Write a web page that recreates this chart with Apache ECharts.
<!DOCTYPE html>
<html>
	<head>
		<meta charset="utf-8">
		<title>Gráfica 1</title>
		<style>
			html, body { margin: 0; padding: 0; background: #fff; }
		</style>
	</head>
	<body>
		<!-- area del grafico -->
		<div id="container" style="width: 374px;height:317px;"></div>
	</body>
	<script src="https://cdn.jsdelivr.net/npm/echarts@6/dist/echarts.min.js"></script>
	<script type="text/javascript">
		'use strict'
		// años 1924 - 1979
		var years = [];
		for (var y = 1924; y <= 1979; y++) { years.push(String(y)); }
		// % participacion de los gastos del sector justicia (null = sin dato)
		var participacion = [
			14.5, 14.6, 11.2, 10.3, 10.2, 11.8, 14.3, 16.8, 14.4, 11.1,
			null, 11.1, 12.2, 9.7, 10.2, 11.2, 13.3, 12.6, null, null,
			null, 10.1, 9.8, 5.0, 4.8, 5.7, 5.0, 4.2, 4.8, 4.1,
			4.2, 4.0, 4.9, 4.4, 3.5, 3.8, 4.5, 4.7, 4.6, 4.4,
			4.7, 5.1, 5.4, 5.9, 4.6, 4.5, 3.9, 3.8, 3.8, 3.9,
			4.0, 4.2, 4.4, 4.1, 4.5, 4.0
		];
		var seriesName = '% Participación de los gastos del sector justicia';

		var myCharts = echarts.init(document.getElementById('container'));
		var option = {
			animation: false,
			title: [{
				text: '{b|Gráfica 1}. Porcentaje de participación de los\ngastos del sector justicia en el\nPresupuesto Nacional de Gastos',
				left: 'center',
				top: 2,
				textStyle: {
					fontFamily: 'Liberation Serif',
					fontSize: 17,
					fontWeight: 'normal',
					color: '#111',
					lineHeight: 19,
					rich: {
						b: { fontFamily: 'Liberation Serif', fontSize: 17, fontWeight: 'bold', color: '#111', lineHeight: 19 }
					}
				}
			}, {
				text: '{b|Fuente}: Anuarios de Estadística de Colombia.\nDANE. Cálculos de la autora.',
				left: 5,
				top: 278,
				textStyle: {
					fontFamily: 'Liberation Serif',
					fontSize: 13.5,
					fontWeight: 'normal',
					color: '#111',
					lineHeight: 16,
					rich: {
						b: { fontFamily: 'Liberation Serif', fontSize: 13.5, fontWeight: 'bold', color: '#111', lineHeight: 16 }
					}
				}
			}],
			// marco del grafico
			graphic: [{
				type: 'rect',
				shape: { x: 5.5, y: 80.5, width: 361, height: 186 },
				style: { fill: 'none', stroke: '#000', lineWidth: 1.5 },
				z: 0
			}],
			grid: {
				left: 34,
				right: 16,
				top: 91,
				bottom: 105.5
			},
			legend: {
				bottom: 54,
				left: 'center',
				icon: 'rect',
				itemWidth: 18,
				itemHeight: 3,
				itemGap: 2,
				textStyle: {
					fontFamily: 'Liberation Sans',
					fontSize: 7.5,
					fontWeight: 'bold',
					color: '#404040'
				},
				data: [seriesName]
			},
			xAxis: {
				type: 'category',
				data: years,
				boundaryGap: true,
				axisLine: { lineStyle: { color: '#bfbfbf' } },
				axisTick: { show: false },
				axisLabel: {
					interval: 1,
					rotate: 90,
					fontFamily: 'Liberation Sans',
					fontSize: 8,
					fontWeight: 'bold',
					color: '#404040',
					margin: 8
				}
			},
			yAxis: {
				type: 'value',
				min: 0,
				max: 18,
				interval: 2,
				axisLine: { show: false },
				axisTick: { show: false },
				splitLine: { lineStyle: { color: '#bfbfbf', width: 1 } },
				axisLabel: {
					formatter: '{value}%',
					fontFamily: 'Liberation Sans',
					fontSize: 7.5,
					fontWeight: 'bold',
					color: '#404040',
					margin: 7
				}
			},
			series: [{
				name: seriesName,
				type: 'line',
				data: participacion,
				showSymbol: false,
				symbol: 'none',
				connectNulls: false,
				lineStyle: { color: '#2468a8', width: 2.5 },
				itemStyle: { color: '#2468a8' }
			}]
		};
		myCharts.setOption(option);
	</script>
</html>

==

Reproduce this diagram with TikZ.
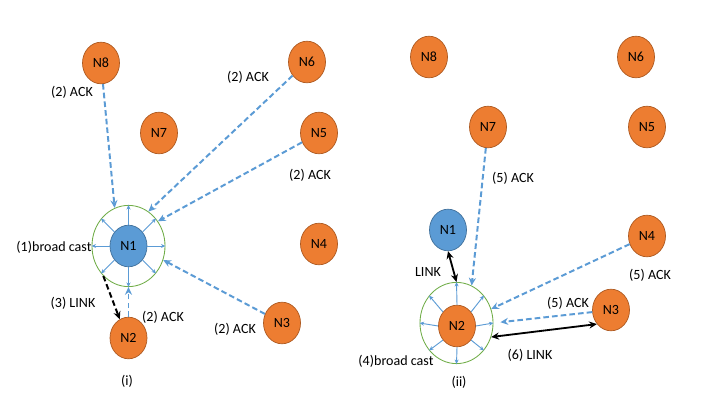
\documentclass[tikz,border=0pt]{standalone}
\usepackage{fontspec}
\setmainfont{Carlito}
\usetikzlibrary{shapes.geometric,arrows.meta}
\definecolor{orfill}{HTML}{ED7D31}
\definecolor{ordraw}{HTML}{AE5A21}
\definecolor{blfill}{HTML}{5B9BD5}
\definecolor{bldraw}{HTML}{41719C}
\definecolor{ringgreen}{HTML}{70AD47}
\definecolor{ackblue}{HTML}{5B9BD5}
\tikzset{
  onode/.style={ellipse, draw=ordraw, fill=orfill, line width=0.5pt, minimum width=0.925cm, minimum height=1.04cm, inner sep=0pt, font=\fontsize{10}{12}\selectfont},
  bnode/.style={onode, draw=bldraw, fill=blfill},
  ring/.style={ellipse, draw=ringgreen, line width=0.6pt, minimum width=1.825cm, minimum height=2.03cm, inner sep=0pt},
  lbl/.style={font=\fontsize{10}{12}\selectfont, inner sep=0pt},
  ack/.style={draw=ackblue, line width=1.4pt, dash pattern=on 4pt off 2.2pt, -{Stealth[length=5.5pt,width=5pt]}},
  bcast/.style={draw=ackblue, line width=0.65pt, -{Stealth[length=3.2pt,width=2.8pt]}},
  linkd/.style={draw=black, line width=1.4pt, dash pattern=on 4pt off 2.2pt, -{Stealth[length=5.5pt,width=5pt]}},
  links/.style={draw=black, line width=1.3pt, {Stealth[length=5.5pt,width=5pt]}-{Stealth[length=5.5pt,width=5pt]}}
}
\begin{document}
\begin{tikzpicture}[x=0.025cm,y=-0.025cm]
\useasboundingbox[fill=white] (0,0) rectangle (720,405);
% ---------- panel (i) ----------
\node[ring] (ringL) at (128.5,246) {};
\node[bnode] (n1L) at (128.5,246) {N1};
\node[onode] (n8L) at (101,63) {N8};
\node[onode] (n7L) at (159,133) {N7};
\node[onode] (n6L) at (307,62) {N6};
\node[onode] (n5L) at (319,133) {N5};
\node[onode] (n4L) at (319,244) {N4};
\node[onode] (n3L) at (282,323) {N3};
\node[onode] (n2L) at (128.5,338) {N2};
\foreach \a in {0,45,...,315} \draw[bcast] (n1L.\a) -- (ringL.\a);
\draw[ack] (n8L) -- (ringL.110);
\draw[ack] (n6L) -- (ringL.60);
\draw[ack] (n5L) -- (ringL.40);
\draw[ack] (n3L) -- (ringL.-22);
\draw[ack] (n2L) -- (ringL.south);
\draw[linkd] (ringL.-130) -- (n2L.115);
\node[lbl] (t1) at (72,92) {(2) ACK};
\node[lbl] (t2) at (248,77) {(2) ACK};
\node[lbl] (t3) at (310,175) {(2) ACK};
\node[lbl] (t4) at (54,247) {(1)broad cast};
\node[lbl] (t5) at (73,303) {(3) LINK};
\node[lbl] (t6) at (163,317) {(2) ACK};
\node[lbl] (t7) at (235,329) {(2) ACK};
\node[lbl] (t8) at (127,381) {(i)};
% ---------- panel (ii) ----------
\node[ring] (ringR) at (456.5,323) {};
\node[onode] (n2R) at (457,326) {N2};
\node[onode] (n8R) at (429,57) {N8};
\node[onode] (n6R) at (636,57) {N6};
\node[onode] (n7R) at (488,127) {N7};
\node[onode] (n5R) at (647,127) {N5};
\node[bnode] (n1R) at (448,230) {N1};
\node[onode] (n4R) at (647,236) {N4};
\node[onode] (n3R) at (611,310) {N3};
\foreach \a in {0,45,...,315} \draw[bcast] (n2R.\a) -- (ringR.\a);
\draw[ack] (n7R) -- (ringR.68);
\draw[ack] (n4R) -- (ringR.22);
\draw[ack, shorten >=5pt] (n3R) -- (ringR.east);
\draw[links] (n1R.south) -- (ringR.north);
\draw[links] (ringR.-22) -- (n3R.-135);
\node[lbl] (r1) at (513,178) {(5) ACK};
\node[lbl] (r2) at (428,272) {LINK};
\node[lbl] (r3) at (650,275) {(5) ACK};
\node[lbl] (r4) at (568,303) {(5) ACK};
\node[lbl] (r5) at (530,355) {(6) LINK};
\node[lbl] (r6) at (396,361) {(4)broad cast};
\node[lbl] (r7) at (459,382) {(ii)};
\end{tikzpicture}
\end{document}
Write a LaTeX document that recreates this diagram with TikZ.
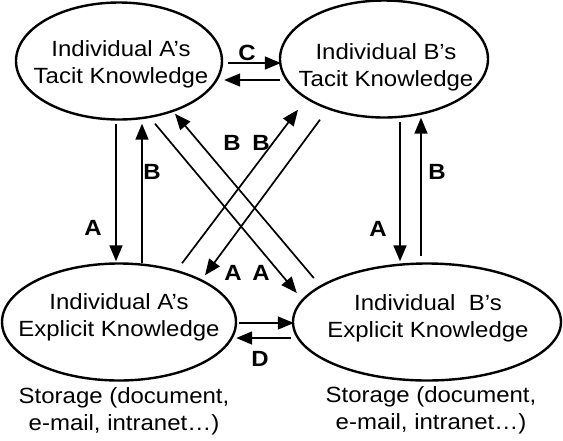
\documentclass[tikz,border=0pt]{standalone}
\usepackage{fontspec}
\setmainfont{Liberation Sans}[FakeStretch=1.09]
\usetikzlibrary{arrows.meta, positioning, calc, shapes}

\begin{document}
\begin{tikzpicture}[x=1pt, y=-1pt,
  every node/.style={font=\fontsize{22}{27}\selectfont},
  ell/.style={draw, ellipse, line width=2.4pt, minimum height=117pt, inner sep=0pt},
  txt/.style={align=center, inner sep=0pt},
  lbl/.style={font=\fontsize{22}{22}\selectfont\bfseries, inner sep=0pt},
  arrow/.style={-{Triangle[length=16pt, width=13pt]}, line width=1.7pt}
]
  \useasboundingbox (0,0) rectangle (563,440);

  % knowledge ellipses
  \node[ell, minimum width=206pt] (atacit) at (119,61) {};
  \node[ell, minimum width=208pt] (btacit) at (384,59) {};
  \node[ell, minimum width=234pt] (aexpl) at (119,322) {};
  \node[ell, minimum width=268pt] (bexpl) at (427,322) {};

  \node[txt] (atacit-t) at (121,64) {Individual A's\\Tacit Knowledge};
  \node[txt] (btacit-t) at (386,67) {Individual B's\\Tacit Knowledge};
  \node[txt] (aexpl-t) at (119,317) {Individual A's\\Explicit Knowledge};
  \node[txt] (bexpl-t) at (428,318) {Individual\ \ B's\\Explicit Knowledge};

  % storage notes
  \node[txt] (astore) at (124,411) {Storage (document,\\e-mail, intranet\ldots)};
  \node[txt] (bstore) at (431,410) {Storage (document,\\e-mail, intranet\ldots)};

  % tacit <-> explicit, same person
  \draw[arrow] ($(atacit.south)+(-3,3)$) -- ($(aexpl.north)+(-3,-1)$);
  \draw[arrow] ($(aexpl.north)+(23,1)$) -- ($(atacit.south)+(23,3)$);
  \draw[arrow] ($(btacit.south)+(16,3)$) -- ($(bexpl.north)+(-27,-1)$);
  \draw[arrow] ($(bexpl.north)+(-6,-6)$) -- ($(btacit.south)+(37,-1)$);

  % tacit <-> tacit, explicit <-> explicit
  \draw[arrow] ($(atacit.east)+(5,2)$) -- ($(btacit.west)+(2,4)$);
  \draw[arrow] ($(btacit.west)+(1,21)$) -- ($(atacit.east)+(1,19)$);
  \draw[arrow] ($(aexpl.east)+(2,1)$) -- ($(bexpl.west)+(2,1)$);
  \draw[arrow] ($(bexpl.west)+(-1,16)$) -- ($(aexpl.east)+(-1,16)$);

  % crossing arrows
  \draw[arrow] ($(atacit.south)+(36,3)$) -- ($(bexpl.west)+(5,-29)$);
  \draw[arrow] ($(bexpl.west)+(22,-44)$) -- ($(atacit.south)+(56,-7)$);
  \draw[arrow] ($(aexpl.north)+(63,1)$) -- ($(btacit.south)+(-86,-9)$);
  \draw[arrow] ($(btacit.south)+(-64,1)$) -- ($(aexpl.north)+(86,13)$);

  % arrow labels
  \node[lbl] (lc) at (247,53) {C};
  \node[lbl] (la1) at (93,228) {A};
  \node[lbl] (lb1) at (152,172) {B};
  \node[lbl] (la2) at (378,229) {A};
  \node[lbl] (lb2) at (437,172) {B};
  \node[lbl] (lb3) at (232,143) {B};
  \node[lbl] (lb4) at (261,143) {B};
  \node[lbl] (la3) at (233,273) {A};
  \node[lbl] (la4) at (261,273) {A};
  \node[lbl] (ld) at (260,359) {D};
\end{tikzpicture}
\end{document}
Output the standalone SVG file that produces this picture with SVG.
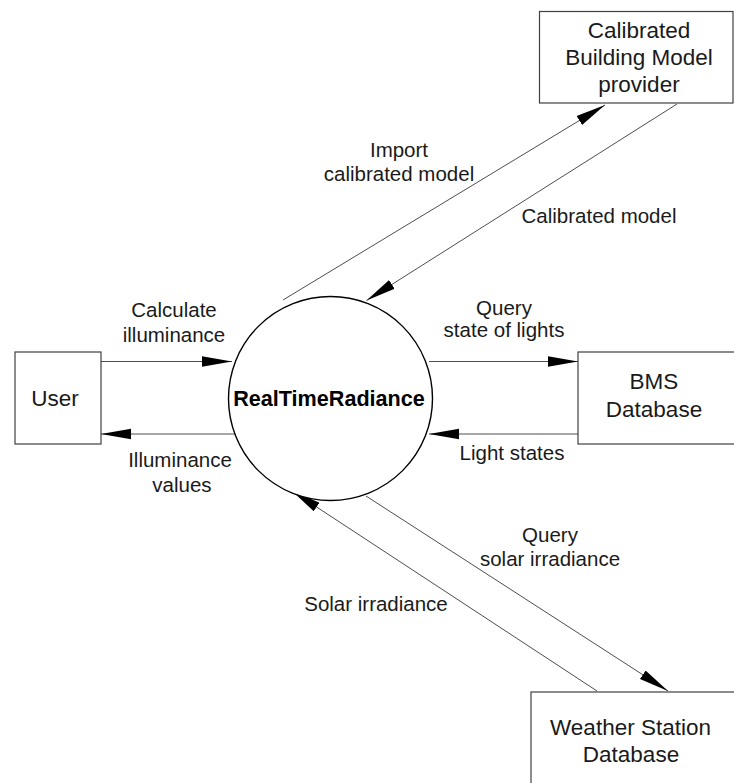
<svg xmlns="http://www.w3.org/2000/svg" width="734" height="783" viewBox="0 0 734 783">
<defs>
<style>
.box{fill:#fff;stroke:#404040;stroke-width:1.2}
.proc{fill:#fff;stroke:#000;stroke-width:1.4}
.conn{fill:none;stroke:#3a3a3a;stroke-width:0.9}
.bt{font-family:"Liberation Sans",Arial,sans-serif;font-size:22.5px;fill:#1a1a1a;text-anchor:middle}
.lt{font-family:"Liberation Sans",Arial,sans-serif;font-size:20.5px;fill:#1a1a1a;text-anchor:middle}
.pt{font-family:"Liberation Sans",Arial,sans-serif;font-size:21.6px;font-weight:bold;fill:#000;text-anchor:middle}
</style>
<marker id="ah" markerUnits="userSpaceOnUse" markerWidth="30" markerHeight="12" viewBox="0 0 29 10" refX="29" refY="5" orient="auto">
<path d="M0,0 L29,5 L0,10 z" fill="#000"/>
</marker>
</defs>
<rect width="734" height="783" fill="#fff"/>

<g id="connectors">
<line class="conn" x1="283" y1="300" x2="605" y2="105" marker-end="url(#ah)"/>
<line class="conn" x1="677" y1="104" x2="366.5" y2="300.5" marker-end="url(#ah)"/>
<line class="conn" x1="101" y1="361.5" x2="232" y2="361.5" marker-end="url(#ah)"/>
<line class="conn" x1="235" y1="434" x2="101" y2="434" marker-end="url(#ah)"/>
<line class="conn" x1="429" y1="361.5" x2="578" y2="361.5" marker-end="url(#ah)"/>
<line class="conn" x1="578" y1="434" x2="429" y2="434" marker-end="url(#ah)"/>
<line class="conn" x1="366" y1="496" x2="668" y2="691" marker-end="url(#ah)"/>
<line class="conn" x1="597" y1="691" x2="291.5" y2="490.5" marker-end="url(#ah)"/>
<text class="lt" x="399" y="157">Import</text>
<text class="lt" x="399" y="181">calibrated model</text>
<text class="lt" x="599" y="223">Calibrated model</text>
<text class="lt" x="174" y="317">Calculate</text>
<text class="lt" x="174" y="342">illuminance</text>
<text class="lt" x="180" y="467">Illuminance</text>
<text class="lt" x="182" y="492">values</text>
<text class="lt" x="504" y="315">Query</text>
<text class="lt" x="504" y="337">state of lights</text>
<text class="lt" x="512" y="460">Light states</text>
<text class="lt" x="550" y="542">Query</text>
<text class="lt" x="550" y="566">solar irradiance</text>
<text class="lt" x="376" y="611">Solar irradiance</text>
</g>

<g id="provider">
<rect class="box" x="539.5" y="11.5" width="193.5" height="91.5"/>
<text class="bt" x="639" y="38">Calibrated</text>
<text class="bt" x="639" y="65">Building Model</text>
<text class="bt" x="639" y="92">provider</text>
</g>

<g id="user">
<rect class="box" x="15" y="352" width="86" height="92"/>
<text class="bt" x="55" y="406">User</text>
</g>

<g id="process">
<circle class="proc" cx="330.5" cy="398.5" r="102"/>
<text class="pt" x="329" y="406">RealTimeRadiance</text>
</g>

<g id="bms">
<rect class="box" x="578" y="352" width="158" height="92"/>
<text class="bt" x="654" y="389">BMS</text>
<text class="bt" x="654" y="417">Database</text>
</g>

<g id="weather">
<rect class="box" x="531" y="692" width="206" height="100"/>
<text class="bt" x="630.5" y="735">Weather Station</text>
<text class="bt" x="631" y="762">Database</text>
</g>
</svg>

TASK OBJECTIVE> Isolate the lines above that contain the word "Write" and copy them.

PROBLEM SOLUTION>
Write a web page that recreates this chart with Apache ECharts.
Write a LaTeX document that recreates this diagram with TikZ.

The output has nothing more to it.